[What you need to do] Set down each line from the one containing "Recreate this image" to the one containing "var psdPU = [1.0, 0.99, 0.99];", inclusive, exactly as written and with nothing further.

[Provided material]
[START]
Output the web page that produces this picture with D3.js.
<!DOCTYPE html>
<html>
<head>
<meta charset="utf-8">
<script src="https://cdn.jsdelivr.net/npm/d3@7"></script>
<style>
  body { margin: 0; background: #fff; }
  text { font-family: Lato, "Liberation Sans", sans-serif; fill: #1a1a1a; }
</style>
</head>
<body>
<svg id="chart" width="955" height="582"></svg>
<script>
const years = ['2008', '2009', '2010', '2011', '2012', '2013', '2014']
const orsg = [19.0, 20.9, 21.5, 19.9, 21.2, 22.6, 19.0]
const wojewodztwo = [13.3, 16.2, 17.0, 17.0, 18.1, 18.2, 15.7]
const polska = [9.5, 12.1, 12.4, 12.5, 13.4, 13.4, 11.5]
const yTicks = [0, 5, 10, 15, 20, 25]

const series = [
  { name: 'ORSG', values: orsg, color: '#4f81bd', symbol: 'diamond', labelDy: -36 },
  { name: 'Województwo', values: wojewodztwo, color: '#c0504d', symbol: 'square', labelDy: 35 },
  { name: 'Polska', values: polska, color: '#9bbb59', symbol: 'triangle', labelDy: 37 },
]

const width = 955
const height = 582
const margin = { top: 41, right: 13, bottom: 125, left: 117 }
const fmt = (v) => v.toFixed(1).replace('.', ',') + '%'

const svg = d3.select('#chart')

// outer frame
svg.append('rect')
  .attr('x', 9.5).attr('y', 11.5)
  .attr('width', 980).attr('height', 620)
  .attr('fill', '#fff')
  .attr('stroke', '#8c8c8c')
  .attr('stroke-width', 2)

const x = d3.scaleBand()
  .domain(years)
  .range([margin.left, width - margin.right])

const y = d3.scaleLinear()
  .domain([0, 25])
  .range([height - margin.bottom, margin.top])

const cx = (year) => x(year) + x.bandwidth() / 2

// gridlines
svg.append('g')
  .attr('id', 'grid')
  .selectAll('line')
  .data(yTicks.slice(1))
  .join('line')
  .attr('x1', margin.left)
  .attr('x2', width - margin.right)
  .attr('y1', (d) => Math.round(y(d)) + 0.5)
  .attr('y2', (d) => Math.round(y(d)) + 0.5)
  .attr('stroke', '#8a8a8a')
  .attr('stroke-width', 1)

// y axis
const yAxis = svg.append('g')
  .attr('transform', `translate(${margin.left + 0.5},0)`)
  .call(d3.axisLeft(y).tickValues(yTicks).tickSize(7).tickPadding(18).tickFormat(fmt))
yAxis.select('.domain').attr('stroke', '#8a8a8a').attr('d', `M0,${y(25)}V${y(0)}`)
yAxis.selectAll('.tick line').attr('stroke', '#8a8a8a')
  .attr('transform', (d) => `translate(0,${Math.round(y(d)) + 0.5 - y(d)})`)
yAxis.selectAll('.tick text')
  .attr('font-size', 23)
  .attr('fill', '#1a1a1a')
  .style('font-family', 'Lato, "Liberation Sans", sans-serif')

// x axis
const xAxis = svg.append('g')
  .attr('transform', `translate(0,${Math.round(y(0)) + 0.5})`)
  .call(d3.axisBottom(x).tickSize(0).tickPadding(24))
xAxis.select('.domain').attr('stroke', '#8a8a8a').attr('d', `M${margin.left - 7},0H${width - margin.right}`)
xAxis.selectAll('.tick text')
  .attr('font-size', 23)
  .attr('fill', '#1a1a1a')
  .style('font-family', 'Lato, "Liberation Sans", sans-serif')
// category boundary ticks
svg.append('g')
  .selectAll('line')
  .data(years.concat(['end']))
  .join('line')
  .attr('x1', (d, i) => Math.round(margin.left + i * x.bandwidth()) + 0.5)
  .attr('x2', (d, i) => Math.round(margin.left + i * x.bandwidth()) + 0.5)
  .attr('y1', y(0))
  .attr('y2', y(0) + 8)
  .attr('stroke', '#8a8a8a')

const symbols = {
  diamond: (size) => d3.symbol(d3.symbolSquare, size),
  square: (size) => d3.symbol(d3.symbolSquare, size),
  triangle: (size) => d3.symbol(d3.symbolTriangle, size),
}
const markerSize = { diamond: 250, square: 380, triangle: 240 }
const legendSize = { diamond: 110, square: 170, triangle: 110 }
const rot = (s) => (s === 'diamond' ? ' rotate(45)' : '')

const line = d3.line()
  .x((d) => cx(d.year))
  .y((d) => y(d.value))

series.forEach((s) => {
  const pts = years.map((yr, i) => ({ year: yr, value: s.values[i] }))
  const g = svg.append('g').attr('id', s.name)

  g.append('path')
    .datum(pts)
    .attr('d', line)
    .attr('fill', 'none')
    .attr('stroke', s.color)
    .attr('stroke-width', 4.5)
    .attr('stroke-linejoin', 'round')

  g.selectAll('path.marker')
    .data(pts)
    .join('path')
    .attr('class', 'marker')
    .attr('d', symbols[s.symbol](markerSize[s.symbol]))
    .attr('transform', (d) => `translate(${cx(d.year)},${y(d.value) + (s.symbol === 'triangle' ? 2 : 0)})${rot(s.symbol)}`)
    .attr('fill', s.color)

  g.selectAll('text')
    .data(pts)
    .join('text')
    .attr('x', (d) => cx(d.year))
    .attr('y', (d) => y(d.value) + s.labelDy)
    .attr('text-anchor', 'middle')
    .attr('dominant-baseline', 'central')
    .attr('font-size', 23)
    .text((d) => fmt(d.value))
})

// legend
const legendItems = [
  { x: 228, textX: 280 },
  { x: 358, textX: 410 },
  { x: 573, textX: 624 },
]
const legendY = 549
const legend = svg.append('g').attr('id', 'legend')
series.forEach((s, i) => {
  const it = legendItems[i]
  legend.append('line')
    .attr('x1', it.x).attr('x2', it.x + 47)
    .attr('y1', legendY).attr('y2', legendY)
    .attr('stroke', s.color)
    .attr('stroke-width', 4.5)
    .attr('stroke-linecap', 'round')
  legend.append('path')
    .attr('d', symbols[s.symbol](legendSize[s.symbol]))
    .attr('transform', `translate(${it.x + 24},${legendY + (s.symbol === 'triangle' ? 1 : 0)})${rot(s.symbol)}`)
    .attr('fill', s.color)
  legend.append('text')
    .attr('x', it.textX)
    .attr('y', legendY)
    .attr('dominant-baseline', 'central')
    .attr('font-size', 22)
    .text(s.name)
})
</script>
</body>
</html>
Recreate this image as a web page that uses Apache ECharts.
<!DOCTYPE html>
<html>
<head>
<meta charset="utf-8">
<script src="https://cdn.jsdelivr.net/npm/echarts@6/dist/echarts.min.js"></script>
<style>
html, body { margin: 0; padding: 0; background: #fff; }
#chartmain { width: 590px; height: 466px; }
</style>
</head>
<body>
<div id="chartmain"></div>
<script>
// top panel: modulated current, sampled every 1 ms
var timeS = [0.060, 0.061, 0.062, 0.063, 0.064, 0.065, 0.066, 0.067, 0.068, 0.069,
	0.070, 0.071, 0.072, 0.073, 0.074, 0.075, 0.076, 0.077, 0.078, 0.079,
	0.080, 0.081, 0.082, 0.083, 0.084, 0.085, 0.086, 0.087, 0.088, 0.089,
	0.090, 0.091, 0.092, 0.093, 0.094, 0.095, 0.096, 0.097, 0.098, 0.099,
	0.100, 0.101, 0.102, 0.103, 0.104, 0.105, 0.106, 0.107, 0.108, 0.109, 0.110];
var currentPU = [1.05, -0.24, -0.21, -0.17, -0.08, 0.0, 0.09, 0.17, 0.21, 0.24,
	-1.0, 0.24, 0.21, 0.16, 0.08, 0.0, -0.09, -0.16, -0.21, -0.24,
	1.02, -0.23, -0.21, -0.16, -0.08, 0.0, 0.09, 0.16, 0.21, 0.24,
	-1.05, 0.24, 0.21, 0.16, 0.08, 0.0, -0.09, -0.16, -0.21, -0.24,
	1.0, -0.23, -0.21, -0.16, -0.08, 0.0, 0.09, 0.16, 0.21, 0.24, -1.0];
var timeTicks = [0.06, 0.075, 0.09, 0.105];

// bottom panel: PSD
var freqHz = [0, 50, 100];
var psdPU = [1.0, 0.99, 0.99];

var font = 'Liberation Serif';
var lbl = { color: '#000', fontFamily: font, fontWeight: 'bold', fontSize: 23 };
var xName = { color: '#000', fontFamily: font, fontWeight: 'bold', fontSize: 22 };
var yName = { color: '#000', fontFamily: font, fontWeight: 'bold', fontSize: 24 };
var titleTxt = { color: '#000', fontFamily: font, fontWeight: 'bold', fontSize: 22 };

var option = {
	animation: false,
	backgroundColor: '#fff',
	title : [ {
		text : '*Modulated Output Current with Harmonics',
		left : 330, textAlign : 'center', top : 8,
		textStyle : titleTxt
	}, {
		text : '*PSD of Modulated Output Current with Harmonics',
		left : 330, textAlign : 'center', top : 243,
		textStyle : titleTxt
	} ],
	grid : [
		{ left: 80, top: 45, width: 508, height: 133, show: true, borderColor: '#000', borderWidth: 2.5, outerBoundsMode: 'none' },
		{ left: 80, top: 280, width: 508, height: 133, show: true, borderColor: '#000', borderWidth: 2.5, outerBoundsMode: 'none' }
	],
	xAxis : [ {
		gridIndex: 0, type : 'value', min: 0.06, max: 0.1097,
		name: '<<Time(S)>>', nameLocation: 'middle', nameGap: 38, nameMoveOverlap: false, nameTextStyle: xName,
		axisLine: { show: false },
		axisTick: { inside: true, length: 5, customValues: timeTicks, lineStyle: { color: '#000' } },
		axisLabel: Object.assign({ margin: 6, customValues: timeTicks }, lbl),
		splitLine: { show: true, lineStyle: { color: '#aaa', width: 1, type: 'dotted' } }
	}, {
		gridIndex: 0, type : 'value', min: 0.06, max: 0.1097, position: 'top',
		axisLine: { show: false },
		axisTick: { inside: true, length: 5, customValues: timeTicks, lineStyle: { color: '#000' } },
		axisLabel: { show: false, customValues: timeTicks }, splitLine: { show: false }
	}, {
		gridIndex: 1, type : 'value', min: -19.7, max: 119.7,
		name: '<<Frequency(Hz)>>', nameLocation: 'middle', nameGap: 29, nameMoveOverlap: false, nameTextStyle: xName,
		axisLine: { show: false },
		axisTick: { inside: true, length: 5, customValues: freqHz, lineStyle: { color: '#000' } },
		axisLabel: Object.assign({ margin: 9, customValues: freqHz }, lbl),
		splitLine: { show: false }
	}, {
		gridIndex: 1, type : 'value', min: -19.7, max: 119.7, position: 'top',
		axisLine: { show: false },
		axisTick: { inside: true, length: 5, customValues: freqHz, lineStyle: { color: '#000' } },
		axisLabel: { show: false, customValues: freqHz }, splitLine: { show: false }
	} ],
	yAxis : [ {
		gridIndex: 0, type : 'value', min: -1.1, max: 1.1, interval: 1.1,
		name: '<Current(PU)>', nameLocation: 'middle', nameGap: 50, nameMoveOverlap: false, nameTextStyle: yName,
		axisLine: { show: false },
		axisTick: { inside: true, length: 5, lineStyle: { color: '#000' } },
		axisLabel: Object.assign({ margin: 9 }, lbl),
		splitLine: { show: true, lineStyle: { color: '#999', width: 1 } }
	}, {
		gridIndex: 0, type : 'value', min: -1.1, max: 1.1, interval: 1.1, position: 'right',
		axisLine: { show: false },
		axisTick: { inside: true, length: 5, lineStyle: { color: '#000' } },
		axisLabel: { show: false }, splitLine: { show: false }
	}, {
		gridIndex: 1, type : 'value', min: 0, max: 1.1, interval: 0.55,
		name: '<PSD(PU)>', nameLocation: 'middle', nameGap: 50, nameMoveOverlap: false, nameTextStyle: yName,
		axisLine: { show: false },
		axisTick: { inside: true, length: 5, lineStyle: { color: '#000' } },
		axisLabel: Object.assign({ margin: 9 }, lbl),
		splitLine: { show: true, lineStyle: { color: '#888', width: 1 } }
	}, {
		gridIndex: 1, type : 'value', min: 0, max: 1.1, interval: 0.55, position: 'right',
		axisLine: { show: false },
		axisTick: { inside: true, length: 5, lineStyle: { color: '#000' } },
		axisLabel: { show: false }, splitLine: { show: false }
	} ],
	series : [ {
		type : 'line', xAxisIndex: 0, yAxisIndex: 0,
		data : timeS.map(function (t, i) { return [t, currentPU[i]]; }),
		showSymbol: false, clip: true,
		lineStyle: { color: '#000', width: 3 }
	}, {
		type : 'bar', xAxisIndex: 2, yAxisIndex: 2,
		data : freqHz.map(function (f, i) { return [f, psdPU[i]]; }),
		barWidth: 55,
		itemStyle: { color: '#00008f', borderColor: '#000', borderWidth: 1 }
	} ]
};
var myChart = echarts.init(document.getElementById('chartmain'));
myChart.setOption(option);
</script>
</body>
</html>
[END]
[START]
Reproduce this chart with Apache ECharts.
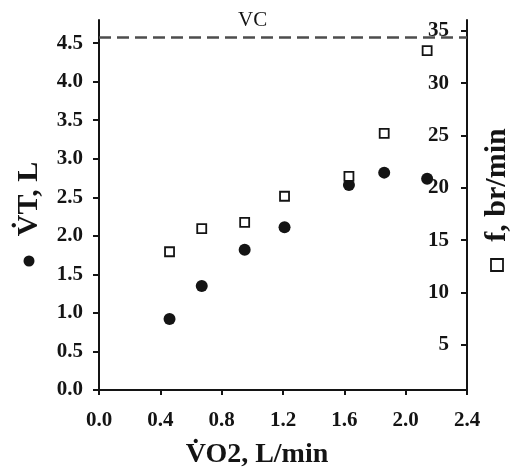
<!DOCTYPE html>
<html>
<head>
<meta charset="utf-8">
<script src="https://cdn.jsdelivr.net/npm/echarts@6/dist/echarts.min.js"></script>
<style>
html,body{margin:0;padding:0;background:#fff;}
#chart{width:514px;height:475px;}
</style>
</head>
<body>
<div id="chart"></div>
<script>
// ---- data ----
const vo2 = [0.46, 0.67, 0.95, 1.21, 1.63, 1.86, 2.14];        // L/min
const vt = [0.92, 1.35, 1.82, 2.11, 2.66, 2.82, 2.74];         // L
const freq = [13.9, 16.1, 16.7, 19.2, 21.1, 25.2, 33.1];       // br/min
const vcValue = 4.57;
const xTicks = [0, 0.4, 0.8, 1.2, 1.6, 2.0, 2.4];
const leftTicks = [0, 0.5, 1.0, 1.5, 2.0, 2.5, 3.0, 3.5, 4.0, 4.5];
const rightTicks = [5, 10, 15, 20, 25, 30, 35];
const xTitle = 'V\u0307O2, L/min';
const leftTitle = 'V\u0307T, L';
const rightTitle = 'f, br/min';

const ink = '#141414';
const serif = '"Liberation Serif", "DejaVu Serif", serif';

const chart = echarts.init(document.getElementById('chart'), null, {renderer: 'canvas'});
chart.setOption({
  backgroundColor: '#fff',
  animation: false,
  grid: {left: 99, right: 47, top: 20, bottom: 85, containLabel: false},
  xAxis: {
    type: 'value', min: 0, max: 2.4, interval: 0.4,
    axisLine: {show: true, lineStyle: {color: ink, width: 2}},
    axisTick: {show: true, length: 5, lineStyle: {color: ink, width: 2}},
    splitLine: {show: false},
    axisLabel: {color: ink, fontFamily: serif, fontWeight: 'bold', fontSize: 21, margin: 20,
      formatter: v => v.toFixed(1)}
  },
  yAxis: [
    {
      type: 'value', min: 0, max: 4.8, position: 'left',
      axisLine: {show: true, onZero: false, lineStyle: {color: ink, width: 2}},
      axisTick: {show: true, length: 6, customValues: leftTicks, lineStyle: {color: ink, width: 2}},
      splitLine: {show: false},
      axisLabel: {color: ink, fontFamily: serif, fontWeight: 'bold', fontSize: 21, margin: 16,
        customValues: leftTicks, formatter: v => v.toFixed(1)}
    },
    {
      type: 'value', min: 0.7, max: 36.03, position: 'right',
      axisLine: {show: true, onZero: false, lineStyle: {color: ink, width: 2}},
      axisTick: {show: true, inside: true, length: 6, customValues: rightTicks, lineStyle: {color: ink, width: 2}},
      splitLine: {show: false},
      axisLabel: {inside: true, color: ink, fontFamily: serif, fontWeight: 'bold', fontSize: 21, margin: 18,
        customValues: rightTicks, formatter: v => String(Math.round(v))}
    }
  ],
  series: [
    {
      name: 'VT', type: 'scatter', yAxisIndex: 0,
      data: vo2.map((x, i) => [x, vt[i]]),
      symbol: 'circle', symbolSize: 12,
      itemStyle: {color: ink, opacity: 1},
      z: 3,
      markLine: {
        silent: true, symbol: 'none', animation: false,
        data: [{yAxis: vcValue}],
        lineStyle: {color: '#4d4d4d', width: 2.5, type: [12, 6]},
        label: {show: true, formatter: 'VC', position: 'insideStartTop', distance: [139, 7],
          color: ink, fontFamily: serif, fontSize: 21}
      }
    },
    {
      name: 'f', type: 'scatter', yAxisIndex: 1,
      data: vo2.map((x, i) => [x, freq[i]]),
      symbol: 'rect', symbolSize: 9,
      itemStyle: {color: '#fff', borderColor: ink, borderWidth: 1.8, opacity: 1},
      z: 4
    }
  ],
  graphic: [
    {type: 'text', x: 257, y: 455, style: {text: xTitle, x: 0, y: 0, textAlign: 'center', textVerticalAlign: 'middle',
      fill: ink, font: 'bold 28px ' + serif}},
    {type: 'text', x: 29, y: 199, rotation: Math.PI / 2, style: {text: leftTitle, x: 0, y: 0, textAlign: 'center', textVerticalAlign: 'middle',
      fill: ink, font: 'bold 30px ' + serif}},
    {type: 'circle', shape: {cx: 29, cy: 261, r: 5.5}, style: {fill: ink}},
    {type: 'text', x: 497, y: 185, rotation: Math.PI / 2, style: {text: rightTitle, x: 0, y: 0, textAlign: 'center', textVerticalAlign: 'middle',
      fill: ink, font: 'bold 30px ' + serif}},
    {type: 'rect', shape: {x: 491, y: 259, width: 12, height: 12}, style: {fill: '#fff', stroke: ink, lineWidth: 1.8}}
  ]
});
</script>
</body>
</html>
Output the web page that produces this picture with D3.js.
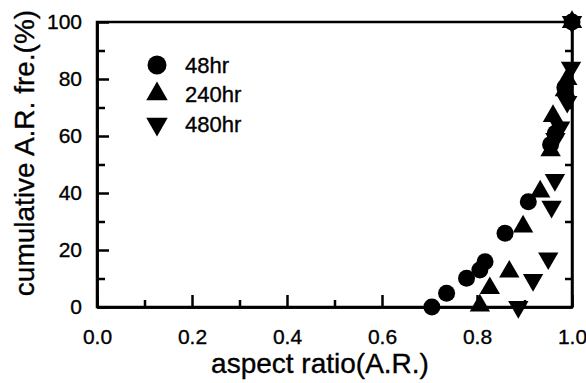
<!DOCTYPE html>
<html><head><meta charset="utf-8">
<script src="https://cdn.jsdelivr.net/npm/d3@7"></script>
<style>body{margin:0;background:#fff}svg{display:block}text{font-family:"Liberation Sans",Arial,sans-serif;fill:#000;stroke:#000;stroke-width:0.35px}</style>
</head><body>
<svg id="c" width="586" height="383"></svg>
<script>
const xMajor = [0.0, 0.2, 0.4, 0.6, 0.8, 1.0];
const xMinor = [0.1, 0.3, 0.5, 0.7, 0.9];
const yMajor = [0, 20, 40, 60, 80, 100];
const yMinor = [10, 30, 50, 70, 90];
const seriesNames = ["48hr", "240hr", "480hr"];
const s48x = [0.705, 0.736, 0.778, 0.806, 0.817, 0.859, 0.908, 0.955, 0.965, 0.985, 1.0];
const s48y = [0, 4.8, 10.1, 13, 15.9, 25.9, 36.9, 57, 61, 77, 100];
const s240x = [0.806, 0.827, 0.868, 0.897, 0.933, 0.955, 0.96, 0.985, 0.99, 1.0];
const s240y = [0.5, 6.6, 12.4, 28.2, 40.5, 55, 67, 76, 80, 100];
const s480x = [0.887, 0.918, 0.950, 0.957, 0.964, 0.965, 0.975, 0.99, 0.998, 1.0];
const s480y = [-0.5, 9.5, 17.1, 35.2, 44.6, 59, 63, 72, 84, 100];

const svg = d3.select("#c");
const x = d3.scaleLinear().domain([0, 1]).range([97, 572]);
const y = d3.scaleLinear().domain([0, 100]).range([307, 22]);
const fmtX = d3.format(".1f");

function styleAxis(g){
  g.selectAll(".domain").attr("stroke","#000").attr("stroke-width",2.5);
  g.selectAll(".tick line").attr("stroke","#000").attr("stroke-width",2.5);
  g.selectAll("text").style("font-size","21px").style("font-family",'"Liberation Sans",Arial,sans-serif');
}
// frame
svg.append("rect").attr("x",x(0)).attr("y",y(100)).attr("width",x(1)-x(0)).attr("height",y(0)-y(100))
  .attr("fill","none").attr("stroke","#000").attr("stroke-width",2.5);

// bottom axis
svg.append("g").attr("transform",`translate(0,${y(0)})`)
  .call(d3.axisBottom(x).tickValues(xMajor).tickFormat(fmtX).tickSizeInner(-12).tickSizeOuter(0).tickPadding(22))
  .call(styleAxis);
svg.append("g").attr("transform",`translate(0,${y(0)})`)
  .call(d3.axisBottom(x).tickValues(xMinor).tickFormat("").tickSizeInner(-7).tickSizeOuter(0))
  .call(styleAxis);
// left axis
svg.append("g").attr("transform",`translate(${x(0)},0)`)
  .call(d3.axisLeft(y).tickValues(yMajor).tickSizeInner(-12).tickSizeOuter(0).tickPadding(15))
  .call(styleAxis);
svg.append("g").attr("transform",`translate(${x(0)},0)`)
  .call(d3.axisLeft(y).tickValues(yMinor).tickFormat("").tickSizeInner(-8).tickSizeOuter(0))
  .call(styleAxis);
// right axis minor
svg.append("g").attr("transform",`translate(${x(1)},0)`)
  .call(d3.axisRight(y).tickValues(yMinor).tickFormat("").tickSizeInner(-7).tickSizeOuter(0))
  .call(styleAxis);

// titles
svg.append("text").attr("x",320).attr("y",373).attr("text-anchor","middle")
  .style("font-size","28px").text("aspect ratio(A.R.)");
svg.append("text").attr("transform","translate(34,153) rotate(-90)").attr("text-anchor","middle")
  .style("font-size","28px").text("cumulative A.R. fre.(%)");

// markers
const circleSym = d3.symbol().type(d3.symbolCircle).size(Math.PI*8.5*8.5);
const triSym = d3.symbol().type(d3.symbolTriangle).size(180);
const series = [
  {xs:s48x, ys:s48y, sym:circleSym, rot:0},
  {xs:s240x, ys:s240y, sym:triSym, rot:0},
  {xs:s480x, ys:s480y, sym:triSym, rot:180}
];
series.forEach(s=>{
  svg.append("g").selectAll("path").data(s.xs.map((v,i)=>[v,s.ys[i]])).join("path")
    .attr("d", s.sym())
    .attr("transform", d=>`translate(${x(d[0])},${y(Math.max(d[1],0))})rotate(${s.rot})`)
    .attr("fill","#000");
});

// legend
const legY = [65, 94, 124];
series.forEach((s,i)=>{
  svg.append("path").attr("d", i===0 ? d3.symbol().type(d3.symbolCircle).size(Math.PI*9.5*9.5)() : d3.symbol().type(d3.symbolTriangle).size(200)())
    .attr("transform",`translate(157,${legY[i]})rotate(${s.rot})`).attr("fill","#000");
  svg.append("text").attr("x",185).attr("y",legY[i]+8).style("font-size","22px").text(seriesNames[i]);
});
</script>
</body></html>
[END]
[Solution]
Recreate this image as a web page that uses Apache ECharts.
<!DOCTYPE html>
<html>
<head>
<meta charset="utf-8">
<script src="https://cdn.jsdelivr.net/npm/echarts@6/dist/echarts.min.js"></script>
<style>
html, body { margin: 0; padding: 0; background: #fff; }
#chartmain { width: 590px; height: 466px; }
</style>
</head>
<body>
<div id="chartmain"></div>
<script>
// top panel: modulated current, sampled every 1 ms
var timeS = [0.060, 0.061, 0.062, 0.063, 0.064, 0.065, 0.066, 0.067, 0.068, 0.069,
	0.070, 0.071, 0.072, 0.073, 0.074, 0.075, 0.076, 0.077, 0.078, 0.079,
	0.080, 0.081, 0.082, 0.083, 0.084, 0.085, 0.086, 0.087, 0.088, 0.089,
	0.090, 0.091, 0.092, 0.093, 0.094, 0.095, 0.096, 0.097, 0.098, 0.099,
	0.100, 0.101, 0.102, 0.103, 0.104, 0.105, 0.106, 0.107, 0.108, 0.109, 0.110];
var currentPU = [1.05, -0.24, -0.21, -0.17, -0.08, 0.0, 0.09, 0.17, 0.21, 0.24,
	-1.0, 0.24, 0.21, 0.16, 0.08, 0.0, -0.09, -0.16, -0.21, -0.24,
	1.02, -0.23, -0.21, -0.16, -0.08, 0.0, 0.09, 0.16, 0.21, 0.24,
	-1.05, 0.24, 0.21, 0.16, 0.08, 0.0, -0.09, -0.16, -0.21, -0.24,
	1.0, -0.23, -0.21, -0.16, -0.08, 0.0, 0.09, 0.16, 0.21, 0.24, -1.0];
var timeTicks = [0.06, 0.075, 0.09, 0.105];

// bottom panel: PSD
var freqHz = [0, 50, 100];
var psdPU = [1.0, 0.99, 0.99];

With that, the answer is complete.